An dem notwendigen zeitlichen und sachlichen Zusammenhang fehlt es, wenn die Bildung der einzelbäuerlichen Wirtschaft erst zu einem Zeitpunkt angestrebt wird, in dem die Umwandlung der LPG - wie hier - bereits seit fünf Jahren abgeschlossen ist. Auch der sachliche Zusammenhang besteht nicht. Ohne Erfolg macht der Kläger geltend, der Neuordnungsbedarf folge aus dem Umstand, dass Rechtsnachfolger verstorbener Grundstückseigentümer nur schwer feststellbar seien und dass infolge der über Grundstücksgrenzen hinweg ausgeübten landwirtschaftlichen Nutzung durch die örtliche LPG Grenzsteine in der Örtlichkeit nicht mehr vorhanden seien. Denn Schwierigkeiten dieser Art, deren Ursachen nicht in den besonderen Verhältnissen einer großflächigen landwirtschaftlichen Nutzung durch landwirtschaftliche Produktionsgenossenschaften liegen, sind Grundstückseigentümer in neuen und alten Bundesländern in gleicher Weise ausgesetzt. Ein Anspruch auf Durchführung eines Bodenordnungsverfahrens zur Neuordnung der Eigentumsverhältnisse wegen der Bildung einer einzelbäuerlichen Wirtschaft besteht vielmehr dann, wenn Grundstücke infolge von Meliorations- oder Straßenbaumaßnahmen zerstückelt oder von der Erschließung durch einen Weg abgeschnitten worden und infolgedessen nicht mehr sinnvoll landwirtschaftlich nutzbar sind (vgl. OVG LSA, Urt. v. 05.12.2003 - 8 K 3/02 -). Dass diese Voraussetzungen hier erfüllt wären, macht der Kläger indes nicht geltend.

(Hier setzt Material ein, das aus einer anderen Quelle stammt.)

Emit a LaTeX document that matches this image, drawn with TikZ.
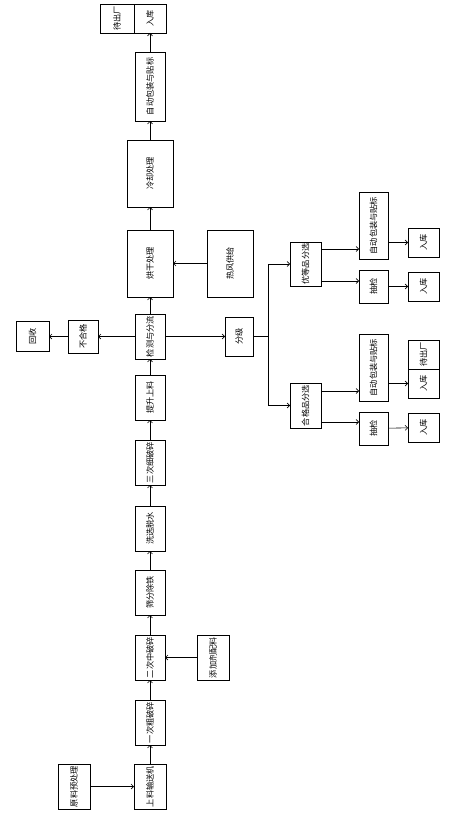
\documentclass[tikz,border=0pt]{standalone}
\usepackage{fontspec}
\usepackage{graphicx}
\usepackage{tikz}
\usetikzlibrary{arrows.meta,positioning,calc}
\newfontfamily\cjk{Noto Sans CJK SC}
\newcommand{\vtext}[1]{\rotatebox{90}{\cjk\fontsize{8.2}{9}\selectfont #1}}

\begin{document}
\begin{tikzpicture}[
    x=1pt, y=1pt,
    node distance=19pt,
    box/.style={draw, line width=0.7pt, inner sep=0pt, outer sep=0pt, minimum width=30pt, minimum height=45pt},
    bigbox/.style={box, minimum width=46pt, minimum height=67pt},
    longbox/.style={box, minimum width=29pt, minimum height=67pt},
    smallbox/.style={box, minimum width=31pt, minimum height=29pt},
    arrow/.style={-{Straight Barb[length=2.5pt,width=5pt]}, line width=0.6pt}
]
\useasboundingbox (0,0) rectangle (467,-818);
% main line
\node[box, minimum width=32pt] (feed) at (150,-786.5) {\vtext{上料输送机}};
\node[box, above=of feed] (s1) {\vtext{一次粗破碎}};
\node[box, above=20pt of s1] (s2) {\vtext{二次中破碎}};
\node[box, above=20pt of s2] (s3) {\vtext{筛分除铁}};
\node[box, above=of s3] (s4) {\vtext{洗选脱水}};
\node[box, above=21pt of s4] (s5) {\vtext{三次细破碎}};
\node[box, above=20pt of s5] (s6) {\vtext{提升上料}};
\node[box, above=16pt of s6] (judge) {\vtext{检测与分流}};
\node[bigbox, above=17pt of judge] (dry) {\vtext{烘干处理}};
\node[bigbox, above=23pt of dry] (cool) {\vtext{冷却处理}};
\node[longbox, minimum width=30pt, minimum height=69pt, above=of cool] (pack) {\vtext{自动包装与贴标}};
\node[smallbox, minimum width=32pt, above=of pack] (outB) {\vtext{入库}};
\node[smallbox, minimum width=34pt, left=0pt of outB] (outA) {\vtext{待出厂}};
% side inputs
\node[box, minimum width=32pt, left=44pt of feed] (raw) {\vtext{原料预处理}};
\node[box, minimum width=32pt, right=32pt of s2] (add) {\vtext{添加剂配料}};
\node[bigbox, right=34pt of dry] (heat) {\vtext{热风供给}};
\node[box, minimum height=33pt, left=37pt of judge] (reject) {\vtext{不合格}};
\node[box, minimum width=33pt, minimum height=30pt, left=19pt of reject] (recycle) {\vtext{回收}};
\node[box, minimum width=28pt, minimum height=39pt, right=60pt of judge] (grade) {\vtext{分级}};
% branches
\node[box, minimum width=31pt, minimum height=44pt] (brA) at (305.5,-264) {\vtext{优等品分选}};
\node[box, minimum width=31pt] (brB) at (305.5,-405.5) {\vtext{合格品分选}};
\node[longbox] (packA) at (373.5,-225.5) {\vtext{自动包装与贴标}};
\node[box, minimum width=29pt, minimum height=33pt] (checkA) at (373.5,-286.5) {\vtext{抽检}};
\node[smallbox] (inA) at (423.5,-242.5) {\vtext{入库}};
\node[smallbox] (inA2) at (423.5,-286.5) {\vtext{入库}};
\node[longbox] (packB) at (373.5,-367.5) {\vtext{自动包装与贴标}};
\node[box, minimum width=29pt, minimum height=33pt] (checkB) at (373.5,-428.5) {\vtext{抽检}};
\node[smallbox] (outC) at (423.5,-383.5) {\vtext{入库}};
\node[smallbox, above=0pt of outC] (outD) {\vtext{待出厂}};
\node[smallbox] (inB2) at (423.5,-427.5) {\vtext{入库}};

\draw[arrow] (raw) -- (feed);
\draw[arrow] (feed) -- (s1);
\draw[arrow] (s1) -- (s2);
\draw[arrow] (add) -- (s2);
\draw[arrow] (s2) -- (s3);
\draw[arrow] (s3) -- (s4);
\draw[arrow] (s4) -- (s5);
\draw[arrow] (s5) -- (s6);
\draw[arrow] (s6) -- (judge);
\draw[arrow] (judge) -- (dry);
\draw[arrow] (heat) -- (dry);
\draw[arrow] (dry) -- (cool);
\draw[arrow] (cool) -- (pack);
\draw[arrow] (pack) -- (outB);
\draw[arrow] (judge) -- (reject);
\draw[arrow] (reject) -- (recycle);
\draw[arrow] (judge) -- (grade);
\draw[arrow] (grade.east) -- ++(15,0) |- (brA.west);
\draw[arrow] (grade.east) -- ++(15,0) |- (brB.west);
\draw[arrow] ($(brA.north east)+(0,-7)$) coordinate (a1) -- (a1 -| packA.west);
\draw[arrow] ($(brA.south east)+(0,5)$) coordinate (a2) -- (a2 -| checkA.west);
\draw[arrow] (packA.east |- inA) -- (inA);
\draw[arrow] (checkA) -- (inA2);
\draw[arrow] ($(brB.north east)+(0,-8)$) coordinate (b1) -- (b1 -| packB.west);
\draw[arrow] ($(brB.south east)+(0,6)$) coordinate (b2) -- (b2 -| checkB.west);
\draw[arrow] (packB.east |- outC) -- (outC);
\draw[arrow] (checkB) -- (inB2);
\end{tikzpicture}
\end{document}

Sofern der Kläger geltend machen wollte, er habe einen Rechtsanspruch auf Durchführung eines Flurbereinigungsverfahrens nach den §§ 4 Halbs. 1, 86 Abs. 1 FlurbG, ist die Klage mangels Klagebefugnis unzulässig, weil der Kläger durch die Ablehnung nicht in eigenen Rechten i. S. d. § 42 Abs. 2 VwGO verletzt werden kann. Die Flurbereinigung kann nach § 4 Halbs. 1 FlurbG angeordnet werden, wenn die Behörde eine Flurbereinigung für erforderlich und das Interesse der Beteiligten für gegeben hält. Nach den in den §§ 1, 37 FlurbG bestimmten Zielen dient die Flurbereinigung der Verbesserung der Produktions- und Arbeitsbedingungen in der Land- und Forstwirtschaft sowie der Förderung der allgemeinen Landeskultur und der Landentwicklung. Ob dieses Interesse an der Flurbereinigung vorliegt, ist objektiv zu bestimmen. Entscheidend ist das wohlverstandene Interesse der Beteiligten in ihrer Gesamtheit, nicht subjektive Auffassungen Einzelner (Seehusen/Schwede, FlurbG, 7. Auflage, § 4, Rdnr. 5). Genügen subjektive Interessen Einzelner nicht, die Anordnung der Flurbereinigung zu rechtfertigen, so kann der Kläger nicht stellvertretend für die Teilnehmer in ihrer Gesamtheit einen Anspruch auf Einleitung des Flurbereinigungsverfahrens geltend machen. Auf die Frage, ob die Voraussetzungen für die Anordnung einer Flurbereinigung vorliegen, kommt es nicht an.

Die Kostenentscheidung beruht auf den §§ 154 Abs. 1, 159 Satz 2 VwGO. Die Erhebung des Pauschsatzes folgt aus § 147 Abs. 1 Satz 1 FlurbG. Die Erhebung der Gebühr beruht auf § 147 Abs. 1 Satz 2 FlurbG. Die Entscheidung über die vorläufige Vollstreckbarkeit folgt aus den §§ 167 VwGO, 708 Nr. 10, 711 ZPO. Gründe für die Zulassung der Revision (§ 132 Abs. 2 VwGO) liegen nicht vor.